Secondly, there are few if any “good guys” among the combatants in Syria. Because the White House has decided that regime change in Syria is our business, Americans are now squarely allied with extremist anti-democratic insurgents—the same people the administration has deemed our enemy in Afghanistan and Pakistan. As it has time after the time, the theory that “the enemy of my enemy is my friend” will come back to bite the U.S. once Assad is out of office.
Those who hold Libya up as an example of the kind of military action that should be taken in Syria don’t understand some very basic concepts. Syria’s air defense batteries are located in urban centers, not like Libya’s, which could be attacked without causing a high number of civilian casualties. If the U.S. targets urban centers in Syria, global opinion will quickly turn against us. Furthermore, the Assad government’s close relationship with major powers Russia and Iran could mean that a U.S. attack would lead to widespread war. An escalated U.S. war in Syria would not be waged simply on American terms. Those who advocate for military action don’t seem to understand the global response to our actions.

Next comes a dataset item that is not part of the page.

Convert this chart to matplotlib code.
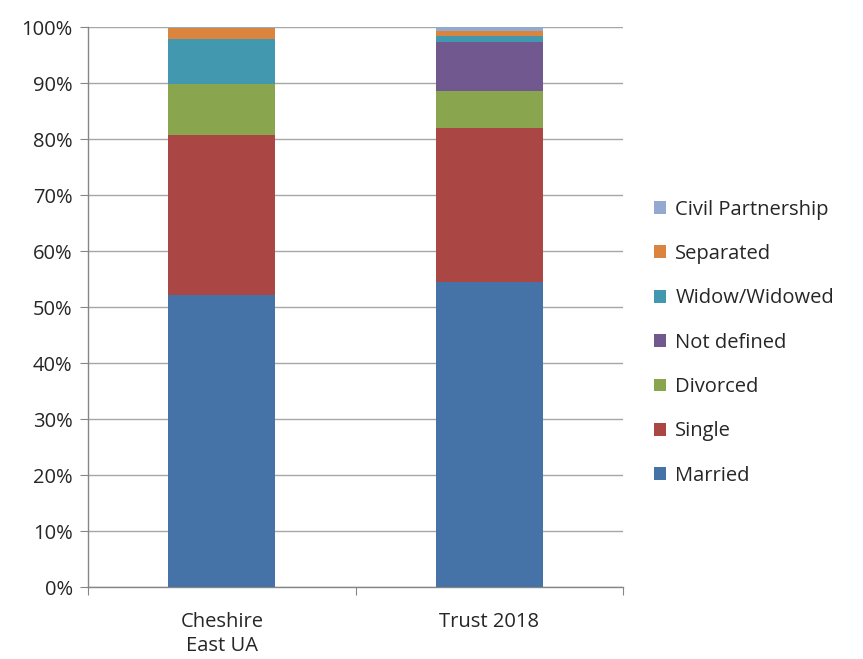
import matplotlib.pyplot as plt
import numpy as np

categories = ["Cheshire\nEast UA", "Trust 2018"]
series_names = ["Married", "Single", "Divorced", "Not defined",
                "Widow/Widowed", "Separated", "Civil Partnership"]
married = [52.1, 54.5]
single = [28.6, 27.4]
divorced = [9.2, 6.7]
not_defined = [0.0, 8.7]
widowed = [7.9, 1.1]
separated = [2.1, 0.9]
civil_partnership = [0.1, 0.7]
y_ticks = [0, 10, 20, 30, 40, 50, 60, 70, 80, 90, 100]

series_values = [married, single, divorced, not_defined, widowed,
                 separated, civil_partnership]
colors = ["#4572A7", "#AA4643", "#89A54E", "#71588F", "#4198AF",
          "#DB843D", "#93A9CF"]

plt.rcParams['font.family'] = ['Open Sans', 'DejaVu Sans']
FS = 14.5

fig = plt.figure(figsize=(8.63, 6.59), dpi=100)
ax = fig.add_axes([0.102, 0.109, 0.620, 0.850])

x = np.arange(len(categories))
totals = np.array([sum(v[i] for v in series_values) for i in range(len(categories))])
bottom = np.zeros(len(categories))
handles = []
for name, vals, col in zip(series_names, series_values, colors):
    vals = np.array(vals) / totals * 100
    h = ax.bar(x, vals, width=0.4, bottom=bottom, color=col, label=name,
               zorder=3, linewidth=0)
    handles.append(h)
    bottom += vals

ax.set_xlim(-0.5, 1.5)
ax.set_ylim(0, 100)
ax.set_yticks(y_ticks)
ax.set_yticklabels([f"{t}%" for t in y_ticks], fontsize=FS, color="#262626")
ax.yaxis.grid(True, color="#A6A6A6", linewidth=1.0, zorder=0)
ax.set_axisbelow(True)

ax.set_xticks([-0.5, 0.5, 1.5])
ax.set_xticklabels([])
ax.set_xticks(x, minor=True)
ax.set_xticklabels(categories, minor=True, fontsize=FS, color="#262626",
                   linespacing=1.25)
ax.tick_params(axis='x', which='minor', length=0, pad=18)
ax.tick_params(axis='x', which='major', length=6, color="#868686", direction='out')
ax.tick_params(axis='y', length=6, color="#868686", direction='out', pad=5)

for side in ["top", "right"]:
    ax.spines[side].set_visible(False)
for side in ["left", "bottom"]:
    ax.spines[side].set_color("#868686")
    ax.spines[side].set_linewidth(1.0)

leg = fig.legend(handles[::-1], series_names[::-1], loc="center left",
                 bbox_to_anchor=(0.737, 0.480), frameon=False, fontsize=FS,
                 handlelength=0.6, handleheight=0.6, handletextpad=0.45,
                 labelspacing=1.21)
for t in leg.get_texts():
    t.set_color("#262626")

fig.savefig("out.png", dpi=100)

But the most basic reason that the U.S. should not interfere militarily in Syria is because we should support self-determination. It should be left to the Syrian people to decide who will run their government. Overthrowing foreign governments is not legal, moral, or practical. It is not a safe practice to encourage. In fact, in nearly a century of warmaking, there is still no example of the United States or NATO having “liberated” a country to beneficial effect. Libya’s violence is spilling into neighboring nations. Iraq is arguably in worse shape post-intervention than Syria is pre-intervention.
In the immediate term, the Green Shadow Cabinet calls on the United States government and the international community to provide humanitarian aid—food and shelter for those displaced, and assistance to countries that are providing safe haven for Syrian refugees. And the administration should invest in multilateral diplomatic efforts involving both Russia and Iran, as well as others, to push for a cease fire and an end to weapons shipments.
In the long term, we must win an international ban on weapons and war profiteering, which is a major factor in feeding the cycle of violence.